Of course, a rate cut wouldn't restore the billions already lost in risky subprime hedge funds. Fed action would just be "preventing the crisis from becoming systemic and affecting every other market," Pasquariello says. Rate cuts may be needed soon because the credit crisis, while disturbing the markets, could soon start really hurting the economy.

Credit Markets Freezing Up

Stein has no doubt: "It will hurt the economy as a whole." That's because bank profits are sure to diminish or maybe even disappear, and, with credit markets freezing up, banks will find it harder to sell debt to others. That should cause banks to tighten lending to even creditworthy borrowers, stifling growth.

Fed policymakers "will probably ease credit conditions to institutions at the same time institutions are tightening credit to consumers," Rosenthal says.

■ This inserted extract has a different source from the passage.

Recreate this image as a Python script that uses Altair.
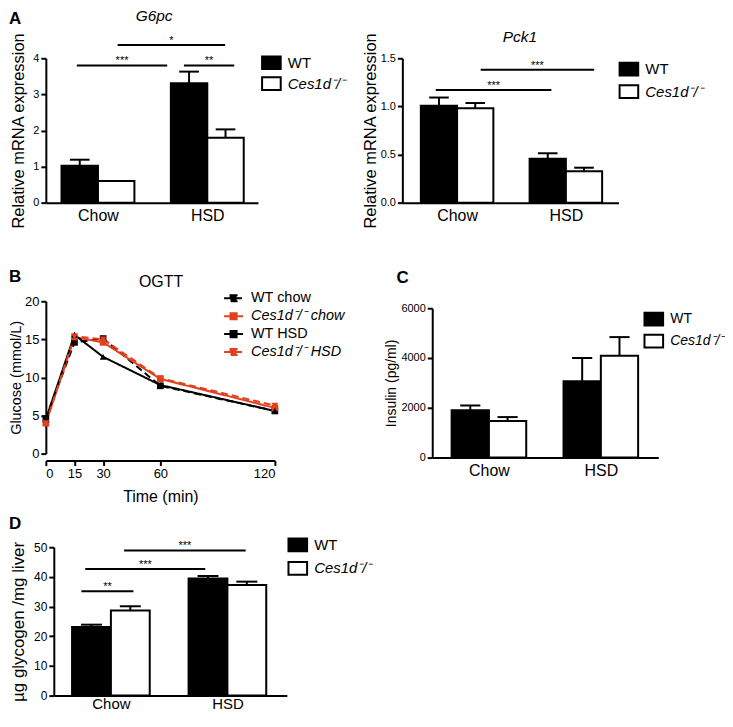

Defaults on mortgage loans to poorer Americans may seem like a strange reason for a global financial crisis to begin, but these crises often start in out-of-the-way places. In fact, the world may be especially disturbed that this crisis is starting in the U.S., which has been a rock of stability in the global economy for decades.

Just the Panic Talking

When Asian, Russian, or South American economies underwent crises in the past decade, you saw so-called flights to quality as investors moved their money from developing nations to the U.S. "Now the question is: Where is the quality?" Pasquariello says. He believes the world's markets can relax when they have a better handle on the extent of the problem. "All this information will help investors sort this out," he says.

After all, does it make any sense to sell European stocks because of problems with exotic debt instruments in the U.S.? That might just be the panic talking.

As one more hedge against panic, investors might try putting the current financial problems in perspective. The economic fundamentals around the world and in the U.S. are excellent. Aggarwal lists them: market valuations are reasonable, the interest rate environment is good, employment is strong, and economic growth is booming globally.

Keeping a Cool Head

Despite all the worry and volatility, even stock prices are staying relatively high. The Dow Jones industrial average is at 95% of its all-time highs, Rosenthal points out. That's nowhere near the losses for the NASDAQ composite earlier this decade, when it lost more than half its value in a year.

There may even be some opportunities out there for investors. Take an example from the evil banker Henry Potter in It's a Wonderful Life. As George Bailey told the panicked depositors at his bank: "Don't you see what's happening? Potter isn't selling. Potter's buying! And why? Because we're panicky and he's not."

Potter may have been a miserable old tightwad, but he did have the good sense to keep a cool head amid a crisis and look for opportunities. Investors may want to keep that notion in mind in the weeks ahead.

Steverman is a reporter for BusinessWeek's Investing channel.